С этой точки зрения творческий семинар в Литинституте не привнес ничего положительного в мою литературную судьбу.
* * *
Сейчас мне все-таки кажется, что в Литинституте – равно как и в уфимском ЛитО!
– в своих неудачах на 90% я был виноват сам.
В те годы я оставался неуживчивым максималистом и мало кто из наставников мог разглядеть во мне писателя, терпеть мои бесконечные выверты и наставлять ненавязчиво, но всерьез.
Вместо того, чтобы посмотреть на себя со стороны, я сражался со старостой, как Иаков с
Не осознавая бессмысленности борьбы, поскольку плечистому идиоту отпустил поводья сам господь бог – руководитель нашего семинара.
Но таким был не один я…
Я уже писал, что результат семинара оказался нулевым и для моих коллег.
То есть в бессмысленности творческой учебы одной лишь моей вины нет.
8
Последний факт особенно ясен и потому, что тогда я вел параллельную жизнь в писательских кругах Санкт-Петербурга.
Ведь не зря я назвал мемуар именем поезда, соединявшего два города моей молодости.
* * *
Чего стоило мое знакомство с Ией Гаврииловной Яблошниковой – мамой подруги моей первой жены!
Ия Гаврииловна принадлежала к ушедшему поколению писателей-интеллигентов, общение с которыми всегда несет тихую радость душе.
Не говоря уж о тех знаниях, которыми эта замечательная женщина дарила меня как бы походя – сидя в глубоких кожаных креслах среди ласкающих взор линий «либерти», сохранившихся в ее квартире от серебряного века русской культуры…
(Тогда все это казалось естественным и единственно приемлемым для жизни.
Сейчас, агонизируя в бездуховности нынешнего окружения, я уже не верю, что такое было со мной.)
Помню, как однажды мы беседовали о классической русской литературе, и она сказала такие слова:
– Чехова я люблю, он очень умный. Но уж больно злой! Насаживает человека, как жука, на булавку, и рассматривает со всех сторон.
Теперь я понимаю, что такая характеристика обожаемого мною Антона Павловича как нельзя лучше описывает его натуру.
* * *
Уже упомянутый первый роман с пафосным названием «И буду жить я, страстью сгорая» я отнес в редакцию журнала «Нева», находившуюся в начале Невского проспекта, около здания Ленэнерго (где главным инженером в те годы был Борис Иванович Рылов, муж бывшей маминой одноклассницы, вышедшей замуж в аспирантуре ЛГУ) – напротив Лавки художников, моего любимого кафетерия и трикотажного ателье «Смерть мужьям».

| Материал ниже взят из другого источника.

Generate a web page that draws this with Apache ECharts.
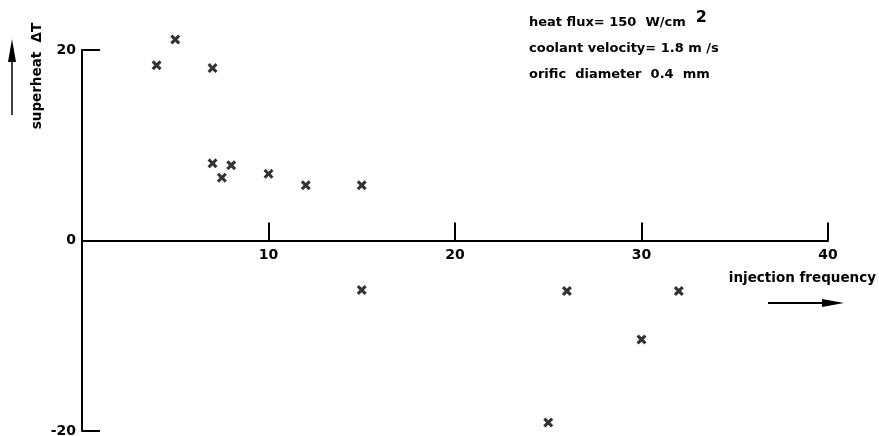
<!DOCTYPE html>
<html>
<head>
<meta charset="utf-8">
<script src="https://cdn.jsdelivr.net/npm/echarts@6/dist/echarts.min.js"></script>
<style>
  html, body { margin: 0; padding: 0; background: #fff; }
  #chart { width: 879px; height: 436px; }
</style>
</head>
<body>
<div id="chart"></div>
<script>
// Injection frequency (x) against superheat ΔT (y)
const injectionFrequency = [4, 5, 7, 7, 7.5, 8, 10, 12, 15, 15, 25, 26, 30, 32];
const superheat = [18.4, 21.1, 18.1, 8.1, 6.6, 7.9, 7.0, 5.8, 5.8, -5.2, -19.1, -5.3, -10.4, -5.3];

const xTicks = [0, 10, 20, 30, 40];
const yTicks = [-20, 0, 20];

const notes = [
  '{t|heat flux= 150  W/cm}{sup|2}',
  '{t|coolant velocity= 1.8 m /s}',
  '{t|orific  diameter  0.4  mm}'
];

const FONT = 'DejaVu Sans';
const points = injectionFrequency.map((f, i) => [f, superheat[i]]);

// bold "x" marker
const crossPath = 'path://M0,2.2 L2.2,0 L5,2.8 L7.8,0 L10,2.2 L7.2,5 L10,7.8 L7.8,10 L5,7.2 L2.2,10 L0,7.8 L2.8,5 Z';

const GRID = { left: 82, right: 51, top: 50, bottom: 5 };
const plotHeight = 436 - GRID.top - GRID.bottom;

const chart = echarts.init(document.getElementById('chart'), null, { renderer: 'canvas' });

chart.setOption({
  animation: false,
  backgroundColor: '#ffffff',
  grid: Object.assign({ containLabel: false, outerBoundsMode: 'none' }, GRID),
  xAxis: {
    type: 'value',
    min: xTicks[0],
    max: xTicks[xTicks.length - 1],
    interval: 10,
    position: 'bottom',
    // the horizontal axis runs through ΔT = 0, the middle of the symmetric y range
    offset: -plotHeight / 2,
    splitLine: { show: false },
    axisLine: { onZero: false, lineStyle: { color: '#000', width: 2 } },
    axisTick: { inside: true, length: 18, lineStyle: { color: '#000', width: 2 } },
    axisLabel: {
      margin: 8,
      color: '#000',
      fontFamily: FONT,
      fontWeight: 'bold',
      fontSize: 14,
      formatter: v => (v === 0 ? '' : String(v))
    }
  },
  yAxis: {
    type: 'value',
    min: yTicks[0],
    max: yTicks[yTicks.length - 1],
    interval: 20,
    splitLine: { show: false },
    axisLine: { onZero: false, lineStyle: { color: '#000', width: 2 } },
    axisTick: { inside: true, length: 18, lineStyle: { color: '#000', width: 2 } },
    axisLabel: {
      margin: 6,
      color: '#000',
      fontFamily: FONT,
      fontWeight: 'bold',
      fontSize: 14,
      formatter: v => String(v)
    }
  },
  series: [{
    type: 'scatter',
    data: points,
    symbol: crossPath,
    symbolSize: [10, 10],
    itemStyle: { color: '#000' },
    clip: false,
    silent: true
  }],
  graphic: [
    // vertical axis caption with upward arrow
    {
      type: 'text', x: 37, y: 76, rotation: Math.PI / 2,
      style: { text: 'superheat  ΔT', fill: '#000', font: 'bold 13.5px "DejaVu Sans"', align: 'center', verticalAlign: 'middle' }
    },
    { type: 'line', shape: { x1: 12, y1: 115, x2: 12, y2: 58 }, style: { stroke: '#000', lineWidth: 1.5 } },
    { type: 'polygon', shape: { points: [[12, 39], [16, 62], [8, 62]] }, style: { fill: '#000' } },
    // horizontal axis caption with right arrow
    {
      type: 'text', x: 876, y: 278,
      style: { text: 'injection frequency', fill: '#000', font: 'bold 13.5px "DejaVu Sans"', align: 'right', verticalAlign: 'middle' }
    },
    { type: 'line', shape: { x1: 768, y1: 303, x2: 826, y2: 303 }, style: { stroke: '#000', lineWidth: 2 } },
    { type: 'polygon', shape: { points: [[844, 303], [822, 299], [822, 307]] }, style: { fill: '#000' } },
    // operating conditions
    {
      type: 'text', x: 529, y: 10,
      style: {
        text: notes.join('\n'),
        fill: '#000',
        font: 'bold 13px "DejaVu Sans"',
        lineHeight: 26,
        verticalAlign: 'top',
        rich: {
          t: { fontFamily: FONT, fontWeight: 'bold', fontSize: 13, lineHeight: 26, fill: '#000' },
          sup: { fontFamily: FONT, fontWeight: 'bold', fontSize: 16, lineHeight: 26, fill: '#000', verticalAlign: 'top', padding: [0, 0, 10, 10] }
        }
      }
    }
  ]
});
</script>
</body>
</html>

Как ни странно, огромный даже не кирпич, а бетонный блок единственного экземпляра рукописи не пропал в редакционных коридорах.
Его внимательно прочитал Ленинградский писатель Александр Ольгердович Рикшан.
Потом он провел достаточно много времени, указывая на слабые места романа и отметив сильные моменты.
Тогда, конечно, критикой я был раздосадован; я рассчитывал на немедленную публикацию своего произведения.
Возврат рукописи вызвал чувство обиды, но в целом редакция журнала «Нева» показалась доброжелательной, и я сам не заметил, как стал туда ходить часто и просто так.